EXERCISE PROMPT — Copy the lines below as they are; omit the images they contain.

SOURCE DATA —
::::::

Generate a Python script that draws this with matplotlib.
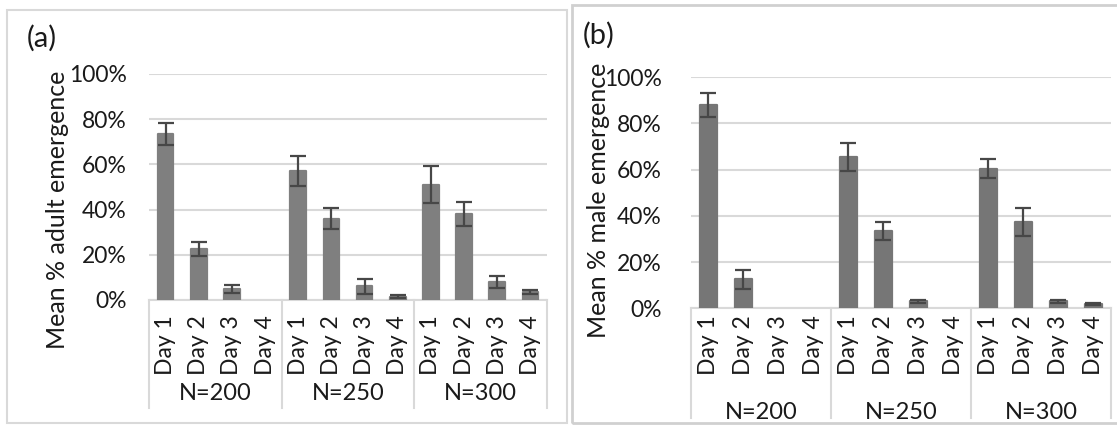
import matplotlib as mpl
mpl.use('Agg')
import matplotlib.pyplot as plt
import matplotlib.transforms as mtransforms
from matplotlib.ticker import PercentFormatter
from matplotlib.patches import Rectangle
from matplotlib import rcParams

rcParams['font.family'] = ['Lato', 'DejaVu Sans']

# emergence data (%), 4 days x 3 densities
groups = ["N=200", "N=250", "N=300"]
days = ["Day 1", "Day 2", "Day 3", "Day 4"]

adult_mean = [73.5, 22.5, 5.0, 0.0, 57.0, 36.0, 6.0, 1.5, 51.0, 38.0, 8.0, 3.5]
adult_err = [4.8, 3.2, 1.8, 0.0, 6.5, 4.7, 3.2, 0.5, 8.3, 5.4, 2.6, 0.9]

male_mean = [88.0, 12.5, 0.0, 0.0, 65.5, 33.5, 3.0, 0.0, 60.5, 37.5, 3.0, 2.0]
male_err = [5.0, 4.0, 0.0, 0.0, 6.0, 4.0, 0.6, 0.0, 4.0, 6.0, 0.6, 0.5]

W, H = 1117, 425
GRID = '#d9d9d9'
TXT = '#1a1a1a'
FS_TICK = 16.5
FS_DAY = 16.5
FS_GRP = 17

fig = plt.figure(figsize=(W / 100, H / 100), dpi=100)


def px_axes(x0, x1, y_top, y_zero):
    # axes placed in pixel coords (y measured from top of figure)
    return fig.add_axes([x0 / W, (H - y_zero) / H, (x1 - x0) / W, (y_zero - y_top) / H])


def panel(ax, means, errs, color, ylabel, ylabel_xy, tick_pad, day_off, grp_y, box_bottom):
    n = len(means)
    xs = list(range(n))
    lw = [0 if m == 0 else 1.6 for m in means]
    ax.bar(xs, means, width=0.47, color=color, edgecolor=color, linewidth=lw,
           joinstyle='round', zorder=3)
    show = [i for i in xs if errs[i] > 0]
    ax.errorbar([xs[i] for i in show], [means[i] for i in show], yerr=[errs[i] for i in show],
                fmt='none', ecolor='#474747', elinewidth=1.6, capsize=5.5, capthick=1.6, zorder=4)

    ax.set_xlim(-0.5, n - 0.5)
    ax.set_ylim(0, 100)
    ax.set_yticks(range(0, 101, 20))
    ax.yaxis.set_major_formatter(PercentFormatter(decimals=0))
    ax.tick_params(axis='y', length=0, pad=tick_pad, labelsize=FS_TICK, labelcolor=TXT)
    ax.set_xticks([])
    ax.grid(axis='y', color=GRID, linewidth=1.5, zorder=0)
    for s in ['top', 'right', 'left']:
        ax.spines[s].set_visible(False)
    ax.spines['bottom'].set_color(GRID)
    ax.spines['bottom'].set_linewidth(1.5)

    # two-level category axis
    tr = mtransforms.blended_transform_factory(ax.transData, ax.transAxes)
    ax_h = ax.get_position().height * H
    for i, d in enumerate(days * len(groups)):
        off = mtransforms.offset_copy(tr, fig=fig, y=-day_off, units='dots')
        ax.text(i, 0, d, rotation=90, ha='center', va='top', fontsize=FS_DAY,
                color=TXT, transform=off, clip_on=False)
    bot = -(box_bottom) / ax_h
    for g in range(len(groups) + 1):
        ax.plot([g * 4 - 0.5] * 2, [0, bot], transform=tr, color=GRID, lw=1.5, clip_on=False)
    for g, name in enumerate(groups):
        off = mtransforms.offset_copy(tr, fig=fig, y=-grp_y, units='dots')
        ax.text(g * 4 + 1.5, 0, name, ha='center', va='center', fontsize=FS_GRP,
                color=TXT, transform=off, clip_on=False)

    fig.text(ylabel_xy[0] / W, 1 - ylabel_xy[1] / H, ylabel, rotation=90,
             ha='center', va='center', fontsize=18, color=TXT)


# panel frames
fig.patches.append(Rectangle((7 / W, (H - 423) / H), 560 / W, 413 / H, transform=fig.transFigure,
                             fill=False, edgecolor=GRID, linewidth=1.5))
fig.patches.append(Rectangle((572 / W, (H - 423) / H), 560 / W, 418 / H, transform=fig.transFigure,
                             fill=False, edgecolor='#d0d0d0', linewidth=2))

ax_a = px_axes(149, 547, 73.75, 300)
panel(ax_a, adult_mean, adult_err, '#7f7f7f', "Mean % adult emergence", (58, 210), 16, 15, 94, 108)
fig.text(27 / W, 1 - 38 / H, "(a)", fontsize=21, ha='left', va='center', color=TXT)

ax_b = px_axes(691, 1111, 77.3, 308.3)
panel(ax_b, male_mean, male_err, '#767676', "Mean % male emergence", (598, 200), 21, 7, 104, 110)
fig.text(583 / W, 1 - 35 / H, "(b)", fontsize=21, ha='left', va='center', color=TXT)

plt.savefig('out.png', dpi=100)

::::::

EXPECTED OUTPUT —
Generate a Python script that draws this with matplotlib.
import matplotlib as mpl
mpl.use('Agg')
import matplotlib.pyplot as plt
import matplotlib.transforms as mtransforms
from matplotlib.ticker import PercentFormatter
from matplotlib.patches import Rectangle
from matplotlib import rcParams

rcParams['font.family'] = ['Lato', 'DejaVu Sans']

# emergence data (%), 4 days x 3 densities
groups = ["N=200", "N=250", "N=300"]
days = ["Day 1", "Day 2", "Day 3", "Day 4"]

adult_mean = [73.5, 22.5, 5.0, 0.0, 57.0, 36.0, 6.0, 1.5, 51.0, 38.0, 8.0, 3.5]
adult_err = [4.8, 3.2, 1.8, 0.0, 6.5, 4.7, 3.2, 0.5, 8.3, 5.4, 2.6, 0.9]

male_mean = [88.0, 12.5, 0.0, 0.0, 65.5, 33.5, 3.0, 0.0, 60.5, 37.5, 3.0, 2.0]
male_err = [5.0, 4.0, 0.0, 0.0, 6.0, 4.0, 0.6, 0.0, 4.0, 6.0, 0.6, 0.5]

W, H = 1117, 425
GRID = '#d9d9d9'
TXT = '#1a1a1a'
FS_TICK = 16.5
FS_DAY = 16.5
FS_GRP = 17

fig = plt.figure(figsize=(W / 100, H / 100), dpi=100)


def px_axes(x0, x1, y_top, y_zero):
    # axes placed in pixel coords (y measured from top of figure)
    return fig.add_axes([x0 / W, (H - y_zero) / H, (x1 - x0) / W, (y_zero - y_top) / H])


def panel(ax, means, errs, color, ylabel, ylabel_xy, tick_pad, day_off, grp_y, box_bottom):
    n = len(means)
    xs = list(range(n))
    lw = [0 if m == 0 else 1.6 for m in means]
    ax.bar(xs, means, width=0.47, color=color, edgecolor=color, linewidth=lw,
           joinstyle='round', zorder=3)
    show = [i for i in xs if errs[i] > 0]
    ax.errorbar([xs[i] for i in show], [means[i] for i in show], yerr=[errs[i] for i in show],
                fmt='none', ecolor='#474747', elinewidth=1.6, capsize=5.5, capthick=1.6, zorder=4)

    ax.set_xlim(-0.5, n - 0.5)
    ax.set_ylim(0, 100)
    ax.set_yticks(range(0, 101, 20))
    ax.yaxis.set_major_formatter(PercentFormatter(decimals=0))
    ax.tick_params(axis='y', length=0, pad=tick_pad, labelsize=FS_TICK, labelcolor=TXT)
    ax.set_xticks([])
    ax.grid(axis='y', color=GRID, linewidth=1.5, zorder=0)
    for s in ['top', 'right', 'left']:
        ax.spines[s].set_visible(False)
    ax.spines['bottom'].set_color(GRID)
    ax.spines['bottom'].set_linewidth(1.5)

    # two-level category axis
    tr = mtransforms.blended_transform_factory(ax.transData, ax.transAxes)
    ax_h = ax.get_position().height * H
    for i, d in enumerate(days * len(groups)):
        off = mtransforms.offset_copy(tr, fig=fig, y=-day_off, units='dots')
        ax.text(i, 0, d, rotation=90, ha='center', va='top', fontsize=FS_DAY,
                color=TXT, transform=off, clip_on=False)
    bot = -(box_bottom) / ax_h
    for g in range(len(groups) + 1):
        ax.plot([g * 4 - 0.5] * 2, [0, bot], transform=tr, color=GRID, lw=1.5, clip_on=False)
    for g, name in enumerate(groups):
        off = mtransforms.offset_copy(tr, fig=fig, y=-grp_y, units='dots')
        ax.text(g * 4 + 1.5, 0, name, ha='center', va='center', fontsize=FS_GRP,
                color=TXT, transform=off, clip_on=False)

    fig.text(ylabel_xy[0] / W, 1 - ylabel_xy[1] / H, ylabel, rotation=90,
             ha='center', va='center', fontsize=18, color=TXT)


# panel frames
fig.patches.append(Rectangle((7 / W, (H - 423) / H), 560 / W, 413 / H, transform=fig.transFigure,
                             fill=False, edgecolor=GRID, linewidth=1.5))
fig.patches.append(Rectangle((572 / W, (H - 423) / H), 560 / W, 418 / H, transform=fig.transFigure,
                             fill=False, edgecolor='#d0d0d0', linewidth=2))

ax_a = px_axes(149, 547, 73.75, 300)
panel(ax_a, adult_mean, adult_err, '#7f7f7f', "Mean % adult emergence", (58, 210), 16, 15, 94, 108)
fig.text(27 / W, 1 - 38 / H, "(a)", fontsize=21, ha='left', va='center', color=TXT)

ax_b = px_axes(691, 1111, 77.3, 308.3)
panel(ax_b, male_mean, male_err, '#767676', "Mean % male emergence", (598, 200), 21, 7, 104, 110)
fig.text(583 / W, 1 - 35 / H, "(b)", fontsize=21, ha='left', va='center', color=TXT)

plt.savefig('out.png', dpi=100)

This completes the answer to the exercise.